My heart aches for all of the people who fall victim to bullying. The truth is, I still find myself face to face with bullies even in my adult life. Why? Because children who are bullies grow up.
They become the guy at the bar yelling obscenities and picking fights. They become the jealous girl at the meeting that deliberately makes you feel unwelcome. They become the Facebook "friend" you end up blocking due to his rude comments. They become the girls who pretend to be your friend to your face but talk trash about you amongst themselves thinking you'll never hear what they say about you. (And then you do.) These bullies grow up to become the mean co-worker, the unfair boss, the frenemy.
Bullies come in all shapes and sizes. Even my teacher, did she have nothing better to do than hunt me down at lunch every day to make sure I wasn't sharing a piece of pizza and a chocolate milk?
As I sit here close to tears reminiscing at what I experienced in school, I am still shaken by the cruelty of others.
These were just two instances out of many. Dear bullies, past and present: I forgive you, but I will not forget you.
"People will forget what you said, People will forget what you did, But people will never forget how you made them feel." - Maya Angelou
Thank you for being so cruel that I have the courage now to share my story in hopes that it will help others. I show my scars so others may know that they too can heal.

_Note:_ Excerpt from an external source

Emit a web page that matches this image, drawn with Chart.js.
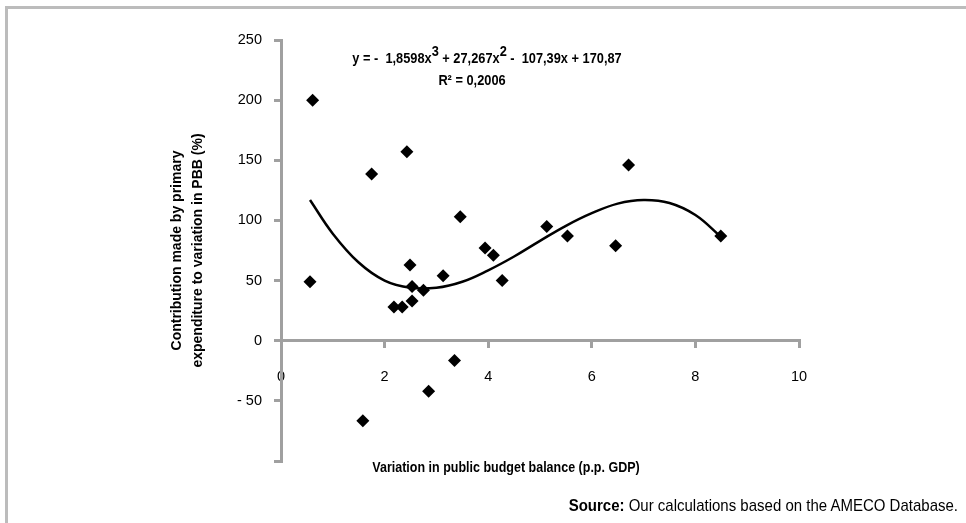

13 Million kids will be bullied in the US this year. This problem is real. This problem is being ignored. If you or someone you know is being bullied you may find comfort, information, and help at www.thebullyproject.com
Statistics show that the most effective way to cope with bullying is to be educated on bullying. I can rattle off all of the facts but the most important one is: IT'S NOT YOU. It is not your fault. You have done nothing wrong. Bullies thrive on bringing down innocent people and the misfortune of others. They are the villains of society. In a world full of bullies, Be a batman.
Kindness is free. It costs $0 to be a decent person.
And you know what they say?
How's that for school lunch?
All jokes aside, Be kind my friends.